Andreas Dowling, 24, taunted schools for Jewish children by telling them a bomb would go off at 4.20pm, a reference to Hitler’s birthday.

A British man has been jailed for four years and five months for more than 100 bomb hoaxes targeting schools, colleges and police stations in the UK, US and Canada.

Andreas Dowling’s hoaxes led to 35,000 pupils being evacuated from schools in Britain. He also unsuccessfully tried to disrupt the Super Bowl and the Houses of Parliament.

Dowling, 24, taunted some schools for Jewish children by telling them that a bomb would go off at 4.20pm, a reference to Hitler’s birthday, 20 April. Dowling claimed to have planted bombs containing dynamite, sarin gas and radioactive material at schools and police stations and said he would shoot any survivors of these attacks with assault rifles.

Operating from his mother’s house in Torpoint, Cornwall, Dowling mocked police in the UK and north America for not being able to catch him.

Exeter crown court heard Dowling was fascinated by computers but became socially isolated. Mrs Justice May described the hoaxes as “pernicious and nasty” and said some were racially aggravated. She said the hoaxes caused a “great deal of distress and disruption”.
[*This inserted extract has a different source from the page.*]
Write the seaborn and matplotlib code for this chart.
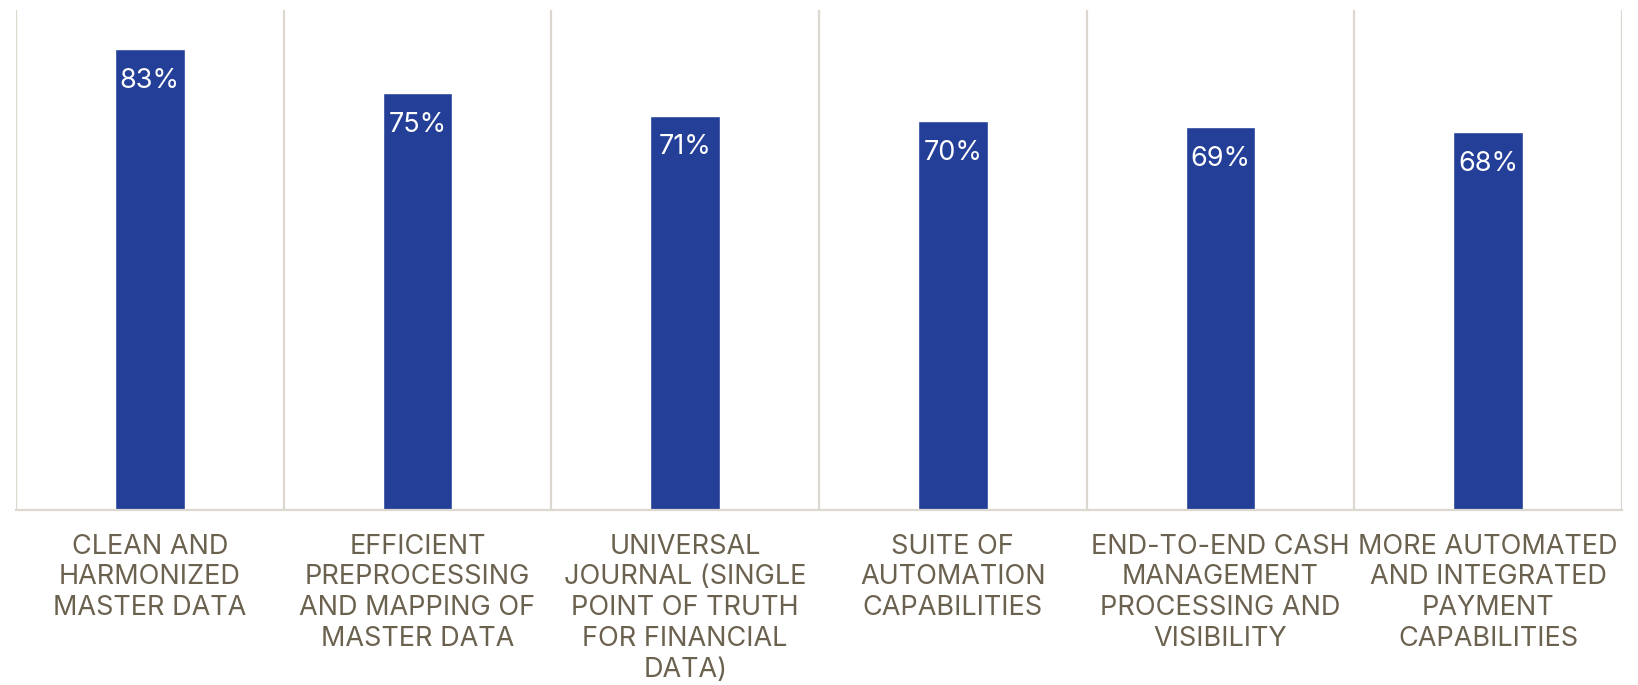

Simon Laws QC, prosecuting, said: “His early fascination with computers has led the defendant to these crimes. He used his computer skills to perpetrate bomb hoaxes in America, Canada and the UK and made his identification extremely difficult, and he revelled in his ability to evade capture.”

Laws said Dowling used fake Twitter and email accounts and text-to-speech software to hide his identity from law enforcement officials.

In five days in January and February 2016 he made 75 bomb hoax calls to schools across England. He let it be known to students that he could be paid in a cryptocurrency to disrupt their schools – though it is not known if anyone did commission him to carry out any of the hoaxes.

Calls to the Super Bowl in 2015 and the Palace of Westminster were not taken seriously and no evacuations took place.

The court was told Dowling’s motives appeared to be mixed. Laws said: “In messages online, the US offences were [concerned] with punishing the US government and law enforcement agencies for what he saw as their criminality and corruption and/or an apparent grievance about the Ebola virus.

“In the UK there is an attempt to get money out of it by offering to close schools for pupils in return for payment. Some of the offences were motivated by racism.”

Dowling was caught after being linked to an online group called Evacuation Squad, which was responsible for a campaign of bomb threats across the world in 2016 – including in Australia, Finland, Japan and South Africa.

Richard Smith QC, defending, said Dowling was naive and did not appreciate the consequences of what he was doing. Dowling admitted 31 charges relating to 107 offences.